As Sheri said there ended up being a surplus last season 

As stated in quote below from the link above.

"The 2009 almond pollination season will be remembered as 'the year everything changed.' 2009 was the first time in recent years when the supply of almond bees exceeded the demand."

I don't think its a good time for a rookie to get involved. And as far as that goes I think it would be a good idea to work for a beek who does it and get some experience before heading for the gold rush with no clue.


----------



## Bens-Bees (Sep 18, 2008)

WI-beek said:


> I don't think its a good time for a rookie to get involved.


Now see, I think it's a great time to get started. I think a lot of beeks that were barely hanging on are going to get put out of business by this, which will flood the market with bees and equipment, and since even the big guys aren't going to get paid as much, they won't be able to buy them all up, which will lower the price so that the next couple of years it will likely be cheaper to get started than it has been for the last decade or so. 

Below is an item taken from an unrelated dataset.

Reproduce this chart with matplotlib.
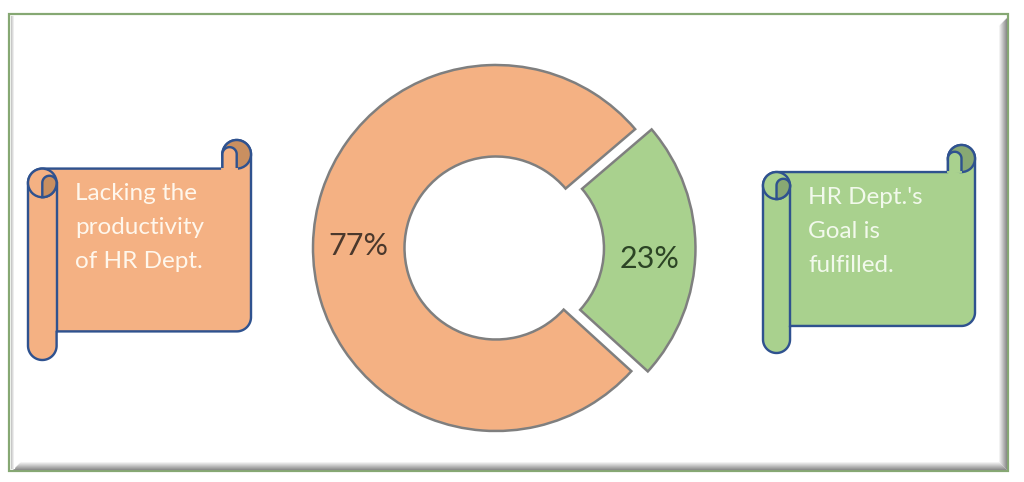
import numpy as np
import matplotlib.pyplot as plt
from matplotlib.patches import Polygon, Circle, Rectangle

# ---- data ----
categories = ["Lacking the productivity of HR Dept.", "HR Dept.'s Goal is fulfilled."]
shares = [77, 23]
wedge_colors = ["#F4B183", "#A9D18E"]
pct_colors = ["#4A382C", "#2C4425"]
scroll_texts = ["Lacking the\nproductivity\nof HR Dept.", "HR Dept.'s\nGoal is\nfulfilled."]
scroll_fill = ["#F4B183", "#A9D18E"]
scroll_dark = ["#C98F60", "#88A873"]
scroll_text_color = ["#FFF7EC", "#F2F9EC"]

W, H = 1024, 482
fig = plt.figure(figsize=(W / 100, H / 100), dpi=100)
fig.patch.set_facecolor("white")
bg = fig.add_axes([0, 0, 1, 1])
bg.set_xlim(0, W)
bg.set_ylim(H, 0)
bg.axis("off")

PX = 0.72  # points per pixel

# ---- frame with inner bevel shadow ----
fx0, fy0, fx1, fy1 = 9, 14, 1008, 471
for i in range(9):
    g = 0.55 + 0.45 * (i / 8.0)
    col = (g, g, g)
    bg.plot([fx1 - 2 - i, fx1 - 2 - i], [fy0 + 4 + i, fy1 - 2 - i], color=col, lw=1.2 * PX, solid_capstyle="butt")
    bg.plot([fx0 + 4 + i, fx1 - 2 - i], [fy1 - 2 - i, fy1 - 2 - i], color=col, lw=1.2 * PX, solid_capstyle="butt")
for i in range(4):
    g = 0.78 + 0.22 * (i / 3.0)
    bg.plot([fx0 + 2 + i, fx0 + 2 + i], [fy0 + 2, fy1 - 3], color=(g, g, g), lw=1.2 * PX)
bg.add_patch(Rectangle((fx0, fy0), fx1 - fx0, fy1 - fy0, fill=False, edgecolor="#86A873", lw=2.2 * PX))


def arc(cx, cy, r, a0, a1, n=40):
    a = np.radians(np.linspace(a0, a1, n))
    return np.column_stack([cx + r * np.cos(a), cy + r * np.sin(a)])


def scroll(x0, y0, x1, y1, fill, dark, edge="#2F528F", lw=2.4):
    ss = min(x1 - x0, y1 - y0)
    ch = ss * 0.13
    ch2, ch4 = ch / 2, ch / 4
    lw = lw * PX
    pts = [np.array([[x1, y0 + ch2], [x1, y1 - ch - ch2]]),
           arc(x1 - ch2, y1 - ch - ch2, ch2, 0, 90),
           np.array([[x0 + ch, y1 - ch], [x0 + ch, y1 - ch2]]),
           arc(x0 + ch2, y1 - ch2, ch2, 0, 180),
           np.array([[x0, y0 + ch + ch2]]),
           arc(x0 + ch2, y0 + ch + ch2, ch2, 180, 270),
           np.array([[x1 - ch, y0 + ch], [x1 - ch, y0 + ch2]]),
           arc(x1 - ch2, y0 + ch2, ch2, 180, 360)]
    body = np.vstack(pts)
    bg.add_patch(Polygon(body, closed=True, facecolor=fill, edgecolor=edge, lw=lw, joinstyle="round", zorder=2))
    # left tube edge
    bg.plot([x0 + ch, x0 + ch], [y0 + ch + ch2, y1 - ch], color=edge, lw=lw, zorder=3)
    # left curl
    bg.add_patch(Circle((x0 + ch2, y0 + ch + ch2), ch2, facecolor=fill, edgecolor=edge, lw=lw, zorder=3))
    blob = np.vstack([arc(x0 + ch2, y0 + ch + ch2, ch2, 90, 0),
                      arc(x0 + ch - ch4, y0 + ch + ch2, ch4, 0, -180)])
    bg.add_patch(Polygon(blob, closed=True, facecolor=dark, edgecolor=edge, lw=lw, zorder=4))
    # right curl
    bg.add_patch(Circle((x1 - ch2, y0 + ch2), ch2, facecolor=dark, edgecolor=edge, lw=lw, zorder=3))
    inner = np.vstack([np.array([[x1 - ch, y0 + ch]]),
                       arc(x1 - ch + ch4, y0 + ch2, ch4, 180, 360),
                       np.array([[x1 - ch2, y0 + ch]])])
    bg.add_patch(Polygon(inner, closed=False, facecolor=fill, edgecolor=edge, lw=lw, zorder=4))
    bg.plot([x1 - ch, x1 - ch2], [y0 + ch, y0 + ch], color=fill, lw=lw * 0.8, zorder=4)


scroll(28, 140, 251, 360, scroll_fill[0], scroll_dark[0])
scroll(763, 145, 975, 353, scroll_fill[1], scroll_dark[1])

bg.text(75, 183, scroll_texts[0], fontsize=17.5, family="Lato", color=scroll_text_color[0],
        va="top", ha="left", linespacing=1.75, zorder=5)
bg.text(808, 187, scroll_texts[1], fontsize=17.5, family="Lato", color=scroll_text_color[1],
        va="top", ha="left", linespacing=1.75, zorder=5)

# ---- donut ----
cx, cy, R = 496, 248, 183
half = 200
ax = fig.add_axes([(cx - half) / W, (H - cy - half) / H, 2 * half / W, 2 * half / H])
ax.patch.set_alpha(0)
wedges, texts, autotexts = ax.pie(
    shares, colors=wedge_colors, startangle=40.5, counterclock=True,
    explode=[0, 0.09], autopct="%.0f%%", pctdistance=0.75,
    wedgeprops=dict(width=0.5, edgecolor="#7F7F7F", linewidth=2.5 * PX),
)
for t, c in zip(autotexts, pct_colors):
    t.set_color(c)
    t.set_fontsize(22)
    t.set_family("Lato")
# the small label sits slightly below the centre line in the original
x2, y2 = autotexts[1].get_position()
autotexts[1].set_position((x2, y2 - 0.045))
L = half / R
ax.set_xlim(-L, L)
ax.set_ylim(-L, L)
ax.set_aspect("equal")
ax.axis("off")

fig.savefig("out.png", dpi=100, facecolor="white")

Granted, it will be tougher to make it for those that jump in with both feet and head down there within the next year or two, but for those of us that take our time and build up over the next few years, then when the drought breaks the almond growers need all the bees they can get again, that's when we'll really head down. In the meantime though (perhaps by 2012, or 2013), I'd like to do a "test run" with a much smaller number of hives to make sure I've got everything down right, and if I don't, and I lose everything, I'll only be losing a few hives instead of many hundreds. I figure it's a bit like investing, when you want to strike out on your own in the stock market, you don't start out by dumping everything you've got into your individual picks. Instead you start with either imaginary money or just a token sum, and you make sure you've got the right strategy and understanding to outperform a money market account. Then you can consider putting your life savings into it.



WI-beek said:


> And as far as that goes I think it would be a good idea to work for a beek who does it and get some experience before heading for the gold rush with no clue.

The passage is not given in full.